_GIVEN REQUEST_
Omit every image, and transcribe the remaining entries exactly as given.

_Extracted records_
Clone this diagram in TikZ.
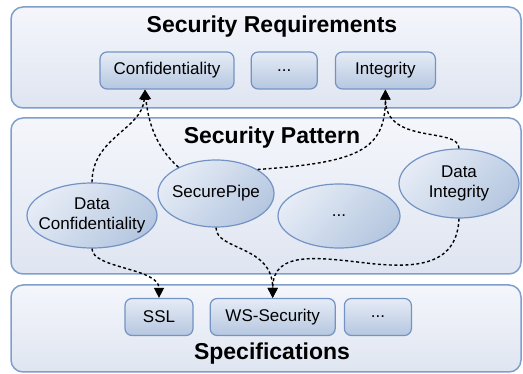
\documentclass[tikz,border=0pt]{standalone}
\usepackage{xcolor}
\usepackage{fontspec}
\setmainfont{Liberation Sans}
\usepackage{tikz}
\usetikzlibrary{arrows,arrows.meta,positioning,shapes.geometric}
\definecolor{layerline}{HTML}{7F9FCB}
\definecolor{layertop}{HTML}{F4F6FB}
\definecolor{layerbot}{HTML}{DFE5F1}
\definecolor{itemline}{HTML}{7393C4}
\definecolor{itemtop}{HTML}{E6ECF6}
\definecolor{itembot}{HTML}{B5C7E0}
\tikzset{
  every layer node/.style={
    draw=layerline,line width=1.5pt,rounded corners=12pt,
    top color=layertop,bottom color=layerbot,minimum width=510pt,
  },
}
\tikzset{
  every item node/.style={
    draw=itemline,line width=1.2pt,rounded corners=7pt,
    top color=itemtop,bottom color=itembot,minimum height=37pt,
    font=\fontsize{17}{20}\selectfont,
  },
  every patnode node/.style={
    ellipse,draw=itemline,line width=1.2pt,inner sep=0pt,inner xsep=-10pt,
    top color=itemtop,bottom color=itembot,shading angle=45,
    align=center,font=\fontsize{17}{20}\selectfont,
  },
  every layertitle node/.style={font=\fontsize{23}{26}\bfseries},
  link/.style={line width=1.4pt,dash pattern=on 3pt off 2.5pt,-{Triangle[length=10pt,width=10pt]}},
}

\begin{document}
\begin{tikzpicture}[x=1pt,y=-1pt]
			\useasboundingbox (0,0) rectangle (523,374);
			\node[every layer node,minimum height=101pt] (reqlayer) at (266,57.5) {};
			\node[every layer node,minimum height=156pt] (patlayer) at (266,196) {};
			\node[every layer node,minimum height=87pt] (speclayer) at (266,328.5) {};
			\node[every layertitle node] (reqtitle) at (272,27) {Security Requirements};
			\node[every layertitle node] (pattitle) at (272,138) {Security Pattern};
			\node[every layertitle node] (spectitle) at (272,354) {Specifications};
			\node[every item node,minimum width=134pt] (conf) at (167,70.5) {Confidentiality};
			\node[every item node,minimum width=66pt] (reqdots) [right=16pt of conf] {...};
			\node[every item node,minimum width=100pt] (integ) [right=17pt of reqdots] {Integrity};
			\node[every patnode node,minimum width=130pt,minimum height=65pt] (dconf) at (92,215.5) {Data\\Confidentiality};
			\node[every patnode node,minimum width=116pt,minimum height=67pt] (spipe) at (216,193.5) {SecurePipe};
			\node[every patnode node,minimum width=122pt,minimum height=64pt] (patdots) at (339,216) {...};
			\node[every patnode node,minimum width=120pt,minimum height=69pt] (dint) at (459,183.5) {Data\\Integrity};
			\node[every item node,minimum width=68pt] (ssl) at (159,317) {SSL};
			\node[every item node,minimum width=125pt] (ws) [right=16pt of ssl] {WS-Security};
			\node[every item node,minimum width=67pt] (specdots) [right=8pt of ws] {...};
			\coordinate (dintbend) at (375,264);
			\draw[link] (dconf.north) .. controls +(0,-45) and +(-3,40) .. ([xshift=-22pt]conf.south);
			\draw[link] (spipe.145) .. controls +(-23,-20) and +(3,31) .. ([xshift=-22pt]conf.south);
			\draw[link] (spipe.30) .. controls +(100,-7) and +(0,61) .. (integ.south);
			\draw[link] (dint.north) .. controls +(0,-22) and +(0,56) .. (integ.south);
			\draw[link] (dconf.south) .. controls +(0,20) and +(0,-30) .. (ssl.north);
			\draw[link] (spipe.south) .. controls +(0,23) and +(0,-53) .. (ws.north);
			\draw[link] (dint.south) .. controls +(-2,45) and +(45,4) .. (dintbend) .. controls +(-55,-6) and +(0,-49) .. (ws.north);
		\end{tikzpicture}
\end{document}
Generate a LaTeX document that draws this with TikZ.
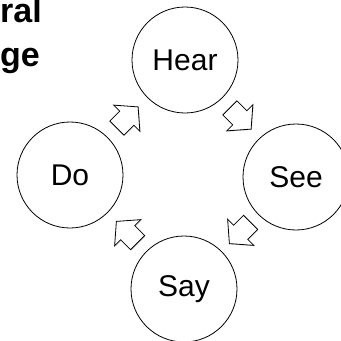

_ANSWER TO THE TASK_
Clone this diagram in TikZ.
\documentclass[tikz,border=0pt]{standalone}
\usepackage{xcolor}
\usepackage{fontspec}
\setmainfont{Liberation Sans}
\usepackage{tikz}
\usetikzlibrary{arrows,arrows.meta,positioning,shapes.geometric}
\definecolor{layerline}{HTML}{7F9FCB}
\definecolor{layertop}{HTML}{F4F6FB}
\definecolor{layerbot}{HTML}{DFE5F1}
\definecolor{itemline}{HTML}{7393C4}
\definecolor{itemtop}{HTML}{E6ECF6}
\definecolor{itembot}{HTML}{B5C7E0}
\tikzset{
  every layer node/.style={
    draw=layerline,line width=1.5pt,rounded corners=12pt,
    top color=layertop,bottom color=layerbot,minimum width=510pt,
  },
}
\tikzset{
  every item node/.style={
    draw=itemline,line width=1.2pt,rounded corners=7pt,
    top color=itemtop,bottom color=itembot,minimum height=37pt,
    font=\fontsize{17}{20}\selectfont,
  },
  every patnode node/.style={
    ellipse,draw=itemline,line width=1.2pt,inner sep=0pt,inner xsep=-10pt,
    top color=itemtop,bottom color=itembot,shading angle=45,
    align=center,font=\fontsize{17}{20}\selectfont,
  },
  every layertitle node/.style={font=\fontsize{23}{26}\bfseries},
  link/.style={line width=1.4pt,dash pattern=on 3pt off 2.5pt,-{Triangle[length=10pt,width=10pt]}},
}

\begin{document}
\begin{tikzpicture}[x=1pt,y=-1pt]
			\useasboundingbox (0,0) rectangle (523,374);
			\node[every layer node,minimum height=101pt] (reqlayer) at (266,57.5) {};
			\node[every layer node,minimum height=156pt] (patlayer) at (266,196) {};
			\node[every layer node,minimum height=87pt] (speclayer) at (266,328.5) {};
			\node[every layertitle node] (reqtitle) at (272,27) {Security Requirements};
			\node[every layertitle node] (pattitle) at (272,138) {Security Pattern};
			\node[every layertitle node] (spectitle) at (272,354) {Specifications};
			\node[every item node,minimum width=134pt] (conf) at (167,70.5) {Confidentiality};
			\node[every item node,minimum width=66pt] (reqdots) [right=16pt of conf] {...};
			\node[every item node,minimum width=100pt] (integ) [right=17pt of reqdots] {Integrity};
			\node[every patnode node,minimum width=130pt,minimum height=65pt] (dconf) at (92,215.5) {Data\\Confidentiality};
			\node[every patnode node,minimum width=116pt,minimum height=67pt] (spipe) at (216,193.5) {SecurePipe};
			\node[every patnode node,minimum width=122pt,minimum height=64pt] (patdots) at (339,216) {...};
			\node[every patnode node,minimum width=120pt,minimum height=69pt] (dint) at (459,183.5) {Data\\Integrity};
			\node[every item node,minimum width=68pt] (ssl) at (159,317) {SSL};
			\node[every item node,minimum width=125pt] (ws) [right=16pt of ssl] {WS-Security};
			\node[every item node,minimum width=67pt] (specdots) [right=8pt of ws] {...};
			\coordinate (dintbend) at (375,264);
			\draw[link] (dconf.north) .. controls +(0,-45) and +(-3,40) .. ([xshift=-22pt]conf.south);
			\draw[link] (spipe.145) .. controls +(-23,-20) and +(3,31) .. ([xshift=-22pt]conf.south);
			\draw[link] (spipe.30) .. controls +(100,-7) and +(0,61) .. (integ.south);
			\draw[link] (dint.north) .. controls +(0,-22) and +(0,56) .. (integ.south);
			\draw[link] (dconf.south) .. controls +(0,20) and +(0,-30) .. (ssl.north);
			\draw[link] (spipe.south) .. controls +(0,23) and +(0,-53) .. (ws.north);
			\draw[link] (dint.south) .. controls +(-2,45) and +(45,4) .. (dintbend) .. controls +(-55,-6) and +(0,-49) .. (ws.north);
		\end{tikzpicture}
\end{document}
Generate a LaTeX document that draws this with TikZ.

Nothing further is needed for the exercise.